The beauty of this approach is that lattice-based systems have been extensively studied since the 1990s, and no one — using either classical or quantum algorithms — has managed to break them efficiently.
"The migration to post-quantum cryptography is the largest cryptographic infrastructure upgrade in the history of the internet. We cannot wait for the first quantum computer that breaks RSA — we need to be ready well before that."
— Dustin Moody, Post-Quantum Cryptography Project Lead, NIST🌍 The Transition Has Already Begun
Major technology companies did not wait for the standards to be finalized. The migration to post-quantum cryptography is already well underway:
Google Chrome: Since August 2023, Chrome has supported hybrid post-quantum key exchange (X25519Kyber768) in TLS 1.3. This means every HTTPS connection can already use quantum-resistant encryption.

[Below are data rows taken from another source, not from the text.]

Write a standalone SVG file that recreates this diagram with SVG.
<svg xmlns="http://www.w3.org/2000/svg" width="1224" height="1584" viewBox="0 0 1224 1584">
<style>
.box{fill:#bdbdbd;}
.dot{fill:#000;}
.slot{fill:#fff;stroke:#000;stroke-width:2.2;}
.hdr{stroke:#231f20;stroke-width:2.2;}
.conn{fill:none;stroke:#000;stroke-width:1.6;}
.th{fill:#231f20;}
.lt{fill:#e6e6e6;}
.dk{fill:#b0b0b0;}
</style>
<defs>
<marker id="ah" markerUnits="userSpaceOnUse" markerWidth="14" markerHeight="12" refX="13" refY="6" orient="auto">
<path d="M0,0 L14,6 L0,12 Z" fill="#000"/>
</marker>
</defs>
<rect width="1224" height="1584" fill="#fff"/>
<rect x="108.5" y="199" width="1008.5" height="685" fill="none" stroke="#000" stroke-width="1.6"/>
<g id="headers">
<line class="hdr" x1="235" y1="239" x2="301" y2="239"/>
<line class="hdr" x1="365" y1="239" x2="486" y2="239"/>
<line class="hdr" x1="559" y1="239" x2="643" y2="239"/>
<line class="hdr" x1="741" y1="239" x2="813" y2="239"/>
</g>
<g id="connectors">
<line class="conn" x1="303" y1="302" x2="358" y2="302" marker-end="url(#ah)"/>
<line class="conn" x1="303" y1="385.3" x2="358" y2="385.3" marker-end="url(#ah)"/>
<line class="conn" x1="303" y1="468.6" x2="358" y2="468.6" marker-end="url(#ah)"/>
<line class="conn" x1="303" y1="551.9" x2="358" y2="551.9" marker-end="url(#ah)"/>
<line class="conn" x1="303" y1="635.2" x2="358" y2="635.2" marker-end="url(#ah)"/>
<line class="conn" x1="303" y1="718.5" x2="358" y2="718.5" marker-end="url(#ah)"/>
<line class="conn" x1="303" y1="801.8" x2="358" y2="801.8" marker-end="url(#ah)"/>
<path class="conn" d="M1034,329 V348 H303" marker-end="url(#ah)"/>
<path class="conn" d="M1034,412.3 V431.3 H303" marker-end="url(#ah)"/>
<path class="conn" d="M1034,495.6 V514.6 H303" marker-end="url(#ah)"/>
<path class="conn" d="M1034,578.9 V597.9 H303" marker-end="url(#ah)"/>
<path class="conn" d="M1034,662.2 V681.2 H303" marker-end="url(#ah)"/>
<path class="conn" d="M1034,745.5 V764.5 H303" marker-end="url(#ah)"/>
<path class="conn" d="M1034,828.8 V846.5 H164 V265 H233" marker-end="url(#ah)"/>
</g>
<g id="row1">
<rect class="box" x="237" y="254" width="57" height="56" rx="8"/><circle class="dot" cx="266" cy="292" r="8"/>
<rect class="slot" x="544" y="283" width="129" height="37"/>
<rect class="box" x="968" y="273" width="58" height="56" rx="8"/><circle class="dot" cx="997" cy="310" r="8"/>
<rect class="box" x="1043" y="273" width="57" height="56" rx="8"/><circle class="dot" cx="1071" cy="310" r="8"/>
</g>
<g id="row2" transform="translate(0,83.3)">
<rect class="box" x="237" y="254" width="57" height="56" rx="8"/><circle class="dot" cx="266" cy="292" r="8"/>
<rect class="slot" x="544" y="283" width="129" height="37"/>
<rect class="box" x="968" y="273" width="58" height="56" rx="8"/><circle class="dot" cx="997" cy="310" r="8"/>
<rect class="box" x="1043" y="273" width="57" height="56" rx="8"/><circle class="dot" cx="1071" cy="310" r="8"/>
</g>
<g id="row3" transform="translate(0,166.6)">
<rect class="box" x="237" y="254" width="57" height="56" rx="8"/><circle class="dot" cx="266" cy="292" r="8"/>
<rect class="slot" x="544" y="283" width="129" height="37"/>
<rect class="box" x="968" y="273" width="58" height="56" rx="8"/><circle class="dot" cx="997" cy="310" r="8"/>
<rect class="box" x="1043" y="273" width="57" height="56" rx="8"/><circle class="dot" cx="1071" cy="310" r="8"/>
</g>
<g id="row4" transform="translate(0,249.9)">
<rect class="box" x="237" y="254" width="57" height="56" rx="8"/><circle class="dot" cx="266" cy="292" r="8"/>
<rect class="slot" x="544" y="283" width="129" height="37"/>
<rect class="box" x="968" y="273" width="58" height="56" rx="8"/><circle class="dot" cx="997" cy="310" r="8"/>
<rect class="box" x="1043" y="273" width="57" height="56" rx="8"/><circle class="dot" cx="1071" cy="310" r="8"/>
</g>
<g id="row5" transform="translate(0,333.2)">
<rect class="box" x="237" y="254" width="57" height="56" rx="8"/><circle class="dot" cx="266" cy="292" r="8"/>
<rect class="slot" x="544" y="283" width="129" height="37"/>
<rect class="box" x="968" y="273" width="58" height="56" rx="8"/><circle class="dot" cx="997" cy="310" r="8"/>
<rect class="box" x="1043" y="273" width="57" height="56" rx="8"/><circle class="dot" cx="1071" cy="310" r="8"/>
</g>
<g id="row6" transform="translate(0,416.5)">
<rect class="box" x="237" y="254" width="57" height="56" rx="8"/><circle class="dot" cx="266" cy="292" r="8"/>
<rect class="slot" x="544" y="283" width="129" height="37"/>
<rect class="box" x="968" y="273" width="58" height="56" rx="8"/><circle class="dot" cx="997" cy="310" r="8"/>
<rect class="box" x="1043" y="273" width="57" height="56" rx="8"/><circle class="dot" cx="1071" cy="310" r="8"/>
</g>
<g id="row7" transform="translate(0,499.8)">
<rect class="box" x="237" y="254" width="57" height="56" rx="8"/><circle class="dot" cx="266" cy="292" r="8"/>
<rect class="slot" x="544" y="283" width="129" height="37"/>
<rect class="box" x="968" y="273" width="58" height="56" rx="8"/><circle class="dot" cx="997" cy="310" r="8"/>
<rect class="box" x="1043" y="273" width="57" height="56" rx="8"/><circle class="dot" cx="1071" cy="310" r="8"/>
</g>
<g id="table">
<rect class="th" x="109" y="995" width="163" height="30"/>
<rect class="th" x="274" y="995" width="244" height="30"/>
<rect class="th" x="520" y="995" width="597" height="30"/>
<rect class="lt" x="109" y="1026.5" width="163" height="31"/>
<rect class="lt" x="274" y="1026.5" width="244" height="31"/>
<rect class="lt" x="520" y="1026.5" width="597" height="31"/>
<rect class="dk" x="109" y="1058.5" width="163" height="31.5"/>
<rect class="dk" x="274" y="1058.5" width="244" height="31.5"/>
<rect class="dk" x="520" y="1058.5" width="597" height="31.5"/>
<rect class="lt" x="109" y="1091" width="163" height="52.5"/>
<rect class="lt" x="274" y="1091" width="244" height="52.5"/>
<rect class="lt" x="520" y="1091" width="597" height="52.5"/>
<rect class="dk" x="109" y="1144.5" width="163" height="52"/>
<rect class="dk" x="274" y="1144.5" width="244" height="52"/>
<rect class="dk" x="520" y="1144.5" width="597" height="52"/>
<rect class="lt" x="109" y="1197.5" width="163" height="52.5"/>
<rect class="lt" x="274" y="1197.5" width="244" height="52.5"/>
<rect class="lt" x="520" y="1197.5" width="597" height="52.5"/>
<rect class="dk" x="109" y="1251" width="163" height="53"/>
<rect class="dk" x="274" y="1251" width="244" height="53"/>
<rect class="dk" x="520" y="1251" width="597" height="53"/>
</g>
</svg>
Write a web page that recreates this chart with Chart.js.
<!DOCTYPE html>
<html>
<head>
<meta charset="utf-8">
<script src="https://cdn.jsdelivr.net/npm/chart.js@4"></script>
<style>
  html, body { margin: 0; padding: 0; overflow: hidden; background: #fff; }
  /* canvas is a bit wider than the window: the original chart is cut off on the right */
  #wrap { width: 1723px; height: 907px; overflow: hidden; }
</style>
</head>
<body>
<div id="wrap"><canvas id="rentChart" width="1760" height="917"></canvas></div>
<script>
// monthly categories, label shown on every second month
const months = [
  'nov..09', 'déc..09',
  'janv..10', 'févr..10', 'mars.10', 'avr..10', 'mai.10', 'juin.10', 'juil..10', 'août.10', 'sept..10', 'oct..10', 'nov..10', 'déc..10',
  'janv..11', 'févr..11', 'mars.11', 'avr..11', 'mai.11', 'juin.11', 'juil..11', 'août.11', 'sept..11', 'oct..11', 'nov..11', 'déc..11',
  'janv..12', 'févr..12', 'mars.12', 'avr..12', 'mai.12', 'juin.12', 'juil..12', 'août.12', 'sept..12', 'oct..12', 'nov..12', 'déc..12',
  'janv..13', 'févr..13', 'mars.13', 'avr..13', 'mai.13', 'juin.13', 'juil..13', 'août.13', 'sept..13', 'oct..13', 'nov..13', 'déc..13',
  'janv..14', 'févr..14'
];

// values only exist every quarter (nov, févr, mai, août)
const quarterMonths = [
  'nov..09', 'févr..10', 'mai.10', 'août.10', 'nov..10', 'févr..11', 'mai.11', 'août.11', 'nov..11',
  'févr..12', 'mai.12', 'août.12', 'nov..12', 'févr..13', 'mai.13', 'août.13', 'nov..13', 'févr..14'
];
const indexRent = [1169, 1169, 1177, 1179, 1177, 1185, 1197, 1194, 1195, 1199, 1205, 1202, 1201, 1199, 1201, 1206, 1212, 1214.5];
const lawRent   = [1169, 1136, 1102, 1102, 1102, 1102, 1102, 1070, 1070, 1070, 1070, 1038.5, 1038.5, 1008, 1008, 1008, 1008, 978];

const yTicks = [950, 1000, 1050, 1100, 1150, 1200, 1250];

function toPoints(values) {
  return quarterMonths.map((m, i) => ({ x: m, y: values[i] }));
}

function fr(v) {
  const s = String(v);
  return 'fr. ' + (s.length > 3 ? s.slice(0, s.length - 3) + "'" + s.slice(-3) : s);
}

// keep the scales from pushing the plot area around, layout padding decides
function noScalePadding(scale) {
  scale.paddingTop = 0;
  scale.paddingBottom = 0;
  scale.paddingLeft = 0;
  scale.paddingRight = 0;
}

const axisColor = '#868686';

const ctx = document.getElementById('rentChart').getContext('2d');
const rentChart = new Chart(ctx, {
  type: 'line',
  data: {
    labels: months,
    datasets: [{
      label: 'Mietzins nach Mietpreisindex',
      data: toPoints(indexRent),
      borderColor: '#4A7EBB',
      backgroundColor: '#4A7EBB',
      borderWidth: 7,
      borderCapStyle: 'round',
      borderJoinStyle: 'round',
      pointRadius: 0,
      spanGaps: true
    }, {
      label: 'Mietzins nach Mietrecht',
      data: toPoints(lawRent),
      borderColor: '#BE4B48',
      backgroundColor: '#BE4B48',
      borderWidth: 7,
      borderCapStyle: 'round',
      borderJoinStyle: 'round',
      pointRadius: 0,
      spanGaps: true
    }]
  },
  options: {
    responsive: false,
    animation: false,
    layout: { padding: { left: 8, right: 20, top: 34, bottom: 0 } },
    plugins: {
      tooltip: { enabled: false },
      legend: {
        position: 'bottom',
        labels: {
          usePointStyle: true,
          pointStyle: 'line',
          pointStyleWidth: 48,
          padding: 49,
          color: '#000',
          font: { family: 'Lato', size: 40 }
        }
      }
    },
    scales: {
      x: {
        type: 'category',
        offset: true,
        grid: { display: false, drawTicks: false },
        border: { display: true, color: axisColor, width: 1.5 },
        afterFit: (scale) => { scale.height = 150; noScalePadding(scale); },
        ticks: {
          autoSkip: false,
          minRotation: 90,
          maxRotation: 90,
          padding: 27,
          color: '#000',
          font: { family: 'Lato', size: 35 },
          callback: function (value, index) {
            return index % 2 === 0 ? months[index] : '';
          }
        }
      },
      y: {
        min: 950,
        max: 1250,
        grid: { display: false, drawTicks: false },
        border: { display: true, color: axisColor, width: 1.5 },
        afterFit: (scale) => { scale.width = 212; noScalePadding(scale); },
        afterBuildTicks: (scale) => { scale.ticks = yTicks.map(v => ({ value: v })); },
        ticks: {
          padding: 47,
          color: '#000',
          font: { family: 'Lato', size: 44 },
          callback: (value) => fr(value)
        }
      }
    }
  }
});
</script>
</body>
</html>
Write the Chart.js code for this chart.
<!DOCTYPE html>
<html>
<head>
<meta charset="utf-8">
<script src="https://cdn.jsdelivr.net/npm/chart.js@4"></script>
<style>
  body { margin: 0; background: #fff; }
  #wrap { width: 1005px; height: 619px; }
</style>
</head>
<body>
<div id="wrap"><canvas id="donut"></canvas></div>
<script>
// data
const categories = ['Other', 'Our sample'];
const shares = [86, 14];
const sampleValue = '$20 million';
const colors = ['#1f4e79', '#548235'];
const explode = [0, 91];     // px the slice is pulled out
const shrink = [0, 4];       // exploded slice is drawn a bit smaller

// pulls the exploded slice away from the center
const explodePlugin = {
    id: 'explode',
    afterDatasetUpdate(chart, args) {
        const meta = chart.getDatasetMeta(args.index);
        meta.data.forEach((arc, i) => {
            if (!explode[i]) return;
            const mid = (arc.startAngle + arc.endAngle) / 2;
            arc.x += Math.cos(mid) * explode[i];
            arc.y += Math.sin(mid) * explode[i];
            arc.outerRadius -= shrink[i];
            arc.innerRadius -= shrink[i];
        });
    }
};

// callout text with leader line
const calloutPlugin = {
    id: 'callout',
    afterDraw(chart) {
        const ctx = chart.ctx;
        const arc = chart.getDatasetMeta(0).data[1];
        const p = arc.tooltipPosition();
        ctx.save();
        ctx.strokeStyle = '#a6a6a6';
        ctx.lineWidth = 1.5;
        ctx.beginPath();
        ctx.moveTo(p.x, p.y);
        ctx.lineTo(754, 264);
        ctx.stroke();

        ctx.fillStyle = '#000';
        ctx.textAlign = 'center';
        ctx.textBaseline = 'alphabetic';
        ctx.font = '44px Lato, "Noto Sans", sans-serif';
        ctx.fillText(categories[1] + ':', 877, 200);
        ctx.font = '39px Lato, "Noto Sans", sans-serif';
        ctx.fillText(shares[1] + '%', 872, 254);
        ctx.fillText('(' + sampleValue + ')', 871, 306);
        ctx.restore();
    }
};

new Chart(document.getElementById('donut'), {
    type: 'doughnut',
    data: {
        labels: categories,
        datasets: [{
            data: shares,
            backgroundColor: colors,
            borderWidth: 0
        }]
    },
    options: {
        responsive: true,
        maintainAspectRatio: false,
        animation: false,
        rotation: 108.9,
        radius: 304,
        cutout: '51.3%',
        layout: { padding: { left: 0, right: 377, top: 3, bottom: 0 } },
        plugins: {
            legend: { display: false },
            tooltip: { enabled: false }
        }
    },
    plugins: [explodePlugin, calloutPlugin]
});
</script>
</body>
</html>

Apple iMessage PQ3: Apple introduced the PQ3 protocol for iMessage in March 2024, making it one of the first consumer messaging applications with "Level 3″ post-quantum security — unprecedented protection in a consumer product.
Signal: The Signal app integrated the PQXDH (Post-Quantum Extended Diffie-Hellman) algorithm in September 2023, providing post-quantum protection to over 40 million users.
Cloudflare: Cloudflare enabled hybrid post-quantum TLS across its entire network, protecting over 20% of global web traffic.
⏳ Timeline and Urgency
When will the first quantum computer capable of breaking RSA be ready? Estimates vary: some experts predict 10 to 15 years, while others believe it could happen sooner. IBM plans to unveil a 100,000-qubit system by 2033. Google announced the Willow chip with 105 qubits in December 2024.
Regardless of the exact timeline, the cybersecurity community agrees on one thing: the transition must begin now. The U.S. National Security Agency (NSA) requires migration to post-quantum algorithms for all national security systems by 2035. The European Union, through ENISA, has issued guidelines for post-quantum readiness.
The transition is not a simple software upgrade. It requires protocol revisions, certificate renewals, hardware updates, and hundreds of hours of compatibility testing. That is why every organization needs to develop its own “crypto-agile” strategy — the ability to quickly replace cryptographic algorithms without redesigning the entire system.